The importance of such projects were the focus of the “Design in Action 2011” conference and to convey this theme to a general audience beyond the group of design professionals in attendance, the Community Design Collaborative hosted a public symposium with highly regarded, public interest architect Teddy Cruz.

Cruz gained significant recognition for his research on architecture and design in neighborhoods along the Tijuana-San Diego border and regularly speaks on creating affordable, quality housing and infrastructure in poor, urban, minority communities in the United States.

“He’s really world renowned for his willingness to cross boarders and serve traditionally underserved clientele,” said Beth Miller, Community Design Collaborative executive director.

Rose Gray, vice president of community and economic development at Asociacion Puertorriquenos en Marcha, leads a tour as part of the Design in Action conference. APM worked with the Community Design Collaborative on several housing projects.

To show how Philadelphia-based groups are putting these ideas into motion, part of the conference included a tour to sites including the Sheridan Street Houses, a LEED Gold affordable housing development and Mt. Tabor Cyber Village, a high-tech, green-roofed senior housing development in Northern Liberties. The Community Design Collaborative provided both of these projects with initial pro bono design work.

The tour was meant to share models for innovative architecture applications in low-income neighborhoods.

Linda Dottor, Community Design Collaborative program manager, said many of the conference attendees and those who went on the tour “are really pushing the limit of how community development has typically been done by looking at different housing prototypes and introducing new technology and practices in the areas that didn’t get it initially.”

Though these examples feature work in Philadelphia, they may prove to be models for change both nationally and internationally, at least that is the hope of guests Benje Freehan and Srini Murthy.

Freehan, an architect and project manager at the Dallas-based buildingcommunityWORKSHOP, attended the event to speak on behalf of two public interest design projects that his firm developed.

“It’s nice to be able to hang around with like-minded people, see some great projects, meet some interesting folks and [discuss] potential collaborations,” Freehan said.

Srini Murthy, a member of the Foreign Office Architects' board of directors, peruses some of the projects on display at the Design in Action 2011 opening reception.

Murthy, a member of the Foreign Office Architects’ board of directors, traveled from India to attend the conference. FOA, a London-based, internationally recognized architectural studio, has gained acclaim for projects such as the Yokohama International Port Terminal and yet-to-be-completed BBC Music Center.

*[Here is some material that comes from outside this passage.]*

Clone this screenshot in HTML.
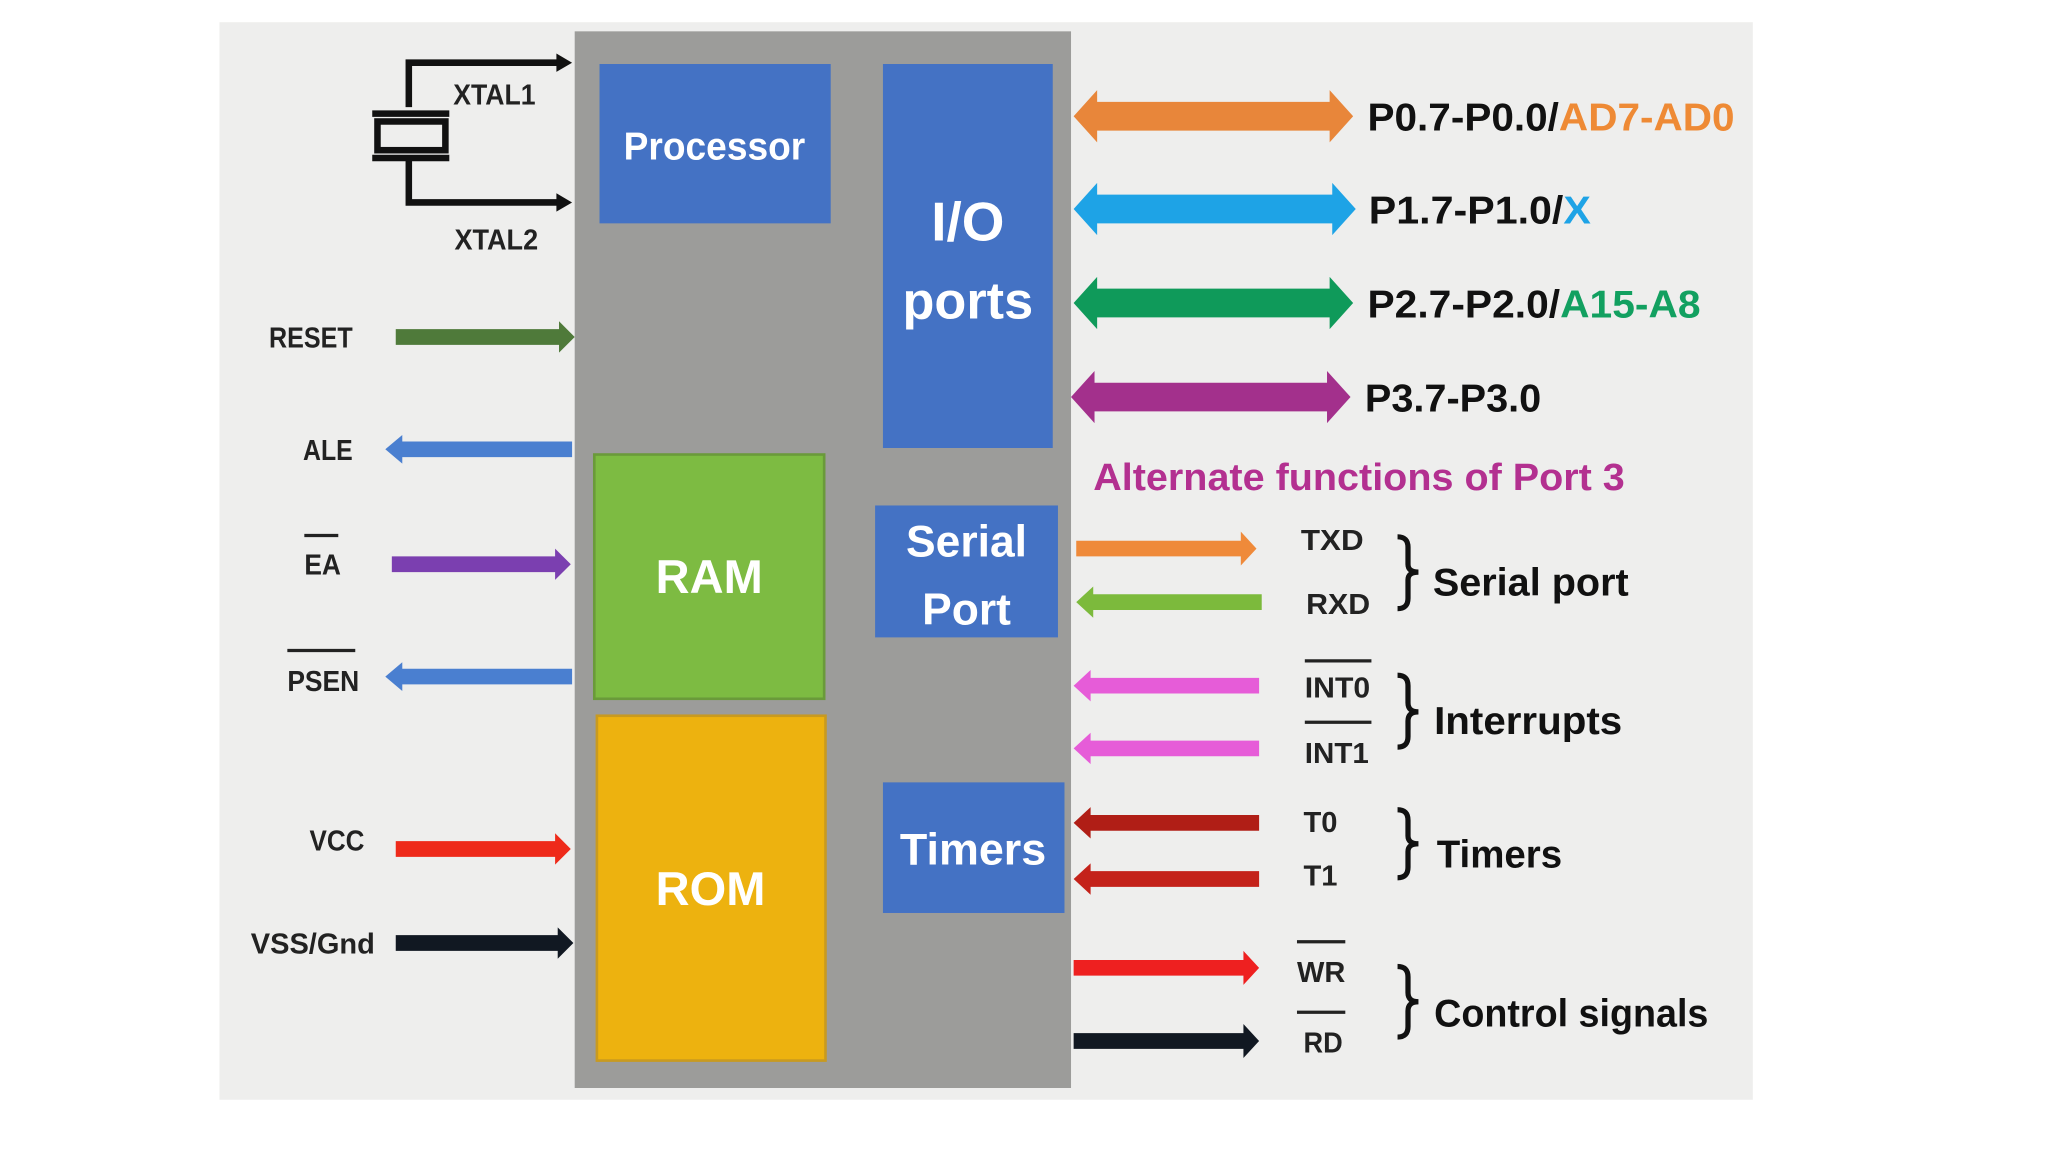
<!DOCTYPE html>
<html><head><meta charset="utf-8"><style>html,body{margin:0;padding:0;background:#fff}svg{display:block}</style></head>
<body>
<svg width="2048" height="1152" viewBox="0 0 1568 882" preserveAspectRatio="none" xmlns="http://www.w3.org/2000/svg" font-family="'Liberation Sans Narrow','Liberation Sans',sans-serif" font-weight="bold">
<rect width="1568" height="882" fill="#ffffff"/>
<rect x="168" y="17" width="1174" height="825" fill="#eeeeed"/>
<rect x="440" y="24" width="380" height="809" fill="#9c9c9a"/>
<rect x="459" y="49" width="177" height="122" fill="#4472c4"/>
<rect x="676" y="49" width="130" height="294" fill="#4472c4"/>
<rect x="455" y="348" width="176" height="187" fill="#7dbb42" stroke="#6a9a3a" stroke-width="2"/>
<rect x="457" y="548" width="175" height="264" fill="#edb20f" stroke="#c89a20" stroke-width="2"/>
<rect x="670" y="387" width="140" height="101" fill="#4472c4"/>
<rect x="676" y="599" width="139" height="100" fill="#4472c4"/>
<g fill="#ffffff" text-anchor="middle">
<text x="547" y="122" font-size="30" textLength="139" lengthAdjust="spacingAndGlyphs">Processor</text>
<text x="741" y="184" font-size="42">I/O</text>
<text x="741" y="244" font-size="40" textLength="100" lengthAdjust="spacingAndGlyphs">ports</text>
<text x="543" y="454" font-size="36">RAM</text>
<text x="544" y="693" font-size="36">ROM</text>
<text x="740" y="426" font-size="34">Serial</text>
<text x="740" y="478" font-size="34">Port</text>
<text x="745" y="662" font-size="34" textLength="112" lengthAdjust="spacingAndGlyphs">Timers</text>
</g>
<!-- crystal -->
<g stroke="#111" stroke-width="5" fill="none">
<path d="M313,82 V48 H428"/><path d="M313,122 V155 H428"/>
<line x1="285" y1="87" x2="344" y2="87"/><line x1="285" y1="121" x2="344" y2="121"/>
<rect x="289" y="93" width="52" height="22"/>
</g>
<polygon points="426,41 438,48 426,55" fill="#111"/>
<polygon points="426,148 438,155 426,162" fill="#111"/>
<!-- left arrows -->
<polygon points="303,252 428,252 428,246 440,258 428,270 428,264 303,264" fill="#4f7a3a"/>
<polygon points="295,344 308,333 308,338 438,338 438,350 308,350 308,355" fill="#4a7fd0"/>
<polygon points="300,426 425,426 425,420 437,432 425,444 425,438 300,438" fill="#7b3fb0"/>
<polygon points="295,518 308,507 308,512 438,512 438,524 308,524 308,529" fill="#4a7fd0"/>
<polygon points="303,644 425,644 425,638 437,650 425,662 425,656 303,656" fill="#ee2a1a"/>
<polygon points="303,716 427,716 427,710 439,722 427,734 427,728 303,728" fill="#111822"/>
<g fill="#222" font-size="22">
<text x="347" y="80" textLength="63" lengthAdjust="spacingAndGlyphs">XTAL1</text>
<text x="348" y="191" textLength="64" lengthAdjust="spacingAndGlyphs">XTAL2</text>
<text x="206" y="266" textLength="64" lengthAdjust="spacingAndGlyphs">RESET</text>
<text x="232" y="352" textLength="38" lengthAdjust="spacingAndGlyphs">ALE</text>
<text x="233" y="440" textLength="28" lengthAdjust="spacingAndGlyphs">EA</text>
<text x="220" y="529" textLength="55" lengthAdjust="spacingAndGlyphs">PSEN</text>
<text x="237" y="651" textLength="42" lengthAdjust="spacingAndGlyphs">VCC</text>
<text x="192" y="730" textLength="95" lengthAdjust="spacingAndGlyphs">VSS/Gnd</text>
<text x="996" y="421" textLength="48" lengthAdjust="spacingAndGlyphs">TXD</text>
<text x="1000" y="470" textLength="49" lengthAdjust="spacingAndGlyphs">RXD</text>
<text x="999" y="534" textLength="50" lengthAdjust="spacingAndGlyphs">INT0</text>
<text x="999" y="584" textLength="49" lengthAdjust="spacingAndGlyphs">INT1</text>
<text x="998" y="637" textLength="26" lengthAdjust="spacingAndGlyphs">T0</text>
<text x="998" y="678" textLength="26" lengthAdjust="spacingAndGlyphs">T1</text>
<text x="993" y="752" textLength="37" lengthAdjust="spacingAndGlyphs">WR</text>
<text x="998" y="806" textLength="30" lengthAdjust="spacingAndGlyphs">RD</text>
</g>
<g stroke="#222" stroke-width="2.5">
<line x1="233" y1="410" x2="259" y2="410"/><line x1="220" y1="498" x2="272" y2="498"/>
<line x1="999" y1="506" x2="1050" y2="506"/><line x1="999" y1="553" x2="1050" y2="553"/>
<line x1="993" y1="721" x2="1030" y2="721"/><line x1="993" y1="775" x2="1030" y2="775"/>
</g>
<!-- double arrows -->
<polygon points="822,89 840,69 840,78 1018,78 1018,69 1036,89 1018,109 1018,100 840,100 840,109" fill="#e8863a"/>
<polygon points="822,160 840,140 840,149 1020,149 1020,140 1038,160 1020,180 1020,171 840,171 840,180" fill="#1ea3e6"/>
<polygon points="822,232 840,212 840,221 1018,221 1018,212 1036,232 1018,252 1018,243 840,243 840,252" fill="#0f9a5a"/>
<polygon points="820,304 838,284 838,293 1016,293 1016,284 1034,304 1016,324 1016,315 838,315 838,324" fill="#a3308c"/>
<g font-size="30" fill="#111">
<text x="1047" y="100" textLength="281" lengthAdjust="spacingAndGlyphs">P0.7-P0.0/<tspan fill="#ee8a35">AD7-AD0</tspan></text>
<text x="1048" y="171" textLength="170" lengthAdjust="spacingAndGlyphs">P1.7-P1.0/<tspan fill="#1ea3e6">X</tspan></text>
<text x="1047" y="243" textLength="255" lengthAdjust="spacingAndGlyphs">P2.7-P2.0/<tspan fill="#12a060">A15-A8</tspan></text>
<text x="1045" y="315" textLength="135" lengthAdjust="spacingAndGlyphs">P3.7-P3.0</text>
<text x="837" y="375" font-size="29" fill="#b33090" textLength="407" lengthAdjust="spacingAndGlyphs">Alternate functions of Port 3</text>
<text x="1097" y="456" textLength="150" lengthAdjust="spacingAndGlyphs">Serial port</text>
<text x="1098" y="562" textLength="144" lengthAdjust="spacingAndGlyphs">Interrupts</text>
<text x="1100" y="664" textLength="96" lengthAdjust="spacingAndGlyphs">Timers</text>
<text x="1098" y="786" textLength="210" lengthAdjust="spacingAndGlyphs">Control signals</text>
</g>
<!-- single right-side arrows -->
<polygon points="824,414 950,414 950,407 962,420 950,433 950,426 824,426" fill="#ef8a3a"/>
<polygon points="824,461 837,449 837,455 966,455 966,467 837,467 837,473" fill="#7cba3c"/>
<polygon points="822,525 835,513 835,519 964,519 964,531 835,531 835,537" fill="#e65cd8"/>
<polygon points="822,573 835,561 835,567 964,567 964,579 835,579 835,585" fill="#e65cd8"/>
<polygon points="822,630 835,618 835,624 964,624 964,636 835,636 835,642" fill="#b01e16"/>
<polygon points="822,673 835,661 835,667 964,667 964,679 835,679 835,685" fill="#c4221a"/>
<polygon points="822,735 952,735 952,728 964,741 952,754 952,747 822,747" fill="#ee2020"/>
<polygon points="822,791 952,791 952,784 964,797 952,810 952,803 822,803" fill="#111822"/>
<!-- braces -->
<g stroke="#111" stroke-width="4" fill="none">
<path d="M1070,411 Q1078,411 1078,419 L1078,432 Q1078,438 1086,438 Q1078,438 1078,444 L1078,458 Q1078,466 1070,466"/>
<path d="M1070,517 Q1078,517 1078,525 L1078,538 Q1078,545 1086,545 Q1078,545 1078,552 L1078,564 Q1078,572 1070,572"/>
<path d="M1070,620 Q1078,620 1078,628 L1078,640 Q1078,646 1086,646 Q1078,646 1078,652 L1078,664 Q1078,672 1070,672"/>
<path d="M1070,740 Q1078,740 1078,748 L1078,760 Q1078,767 1086,767 Q1078,767 1078,774 L1078,786 Q1078,794 1070,794"/>
</g>
</svg>
</body></html>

Murthy, who said he believes collaboration is critical to the industry, traveled to Philadelphia to meet with other architects and designers and see the new and developing ideas they presented.

“I personally believe every city in the world is going through a reformation,” Murthy said. “You don’t want to invest in reinventing the wheel… What we are looking for is projects that would be applicable to other parts of the world.”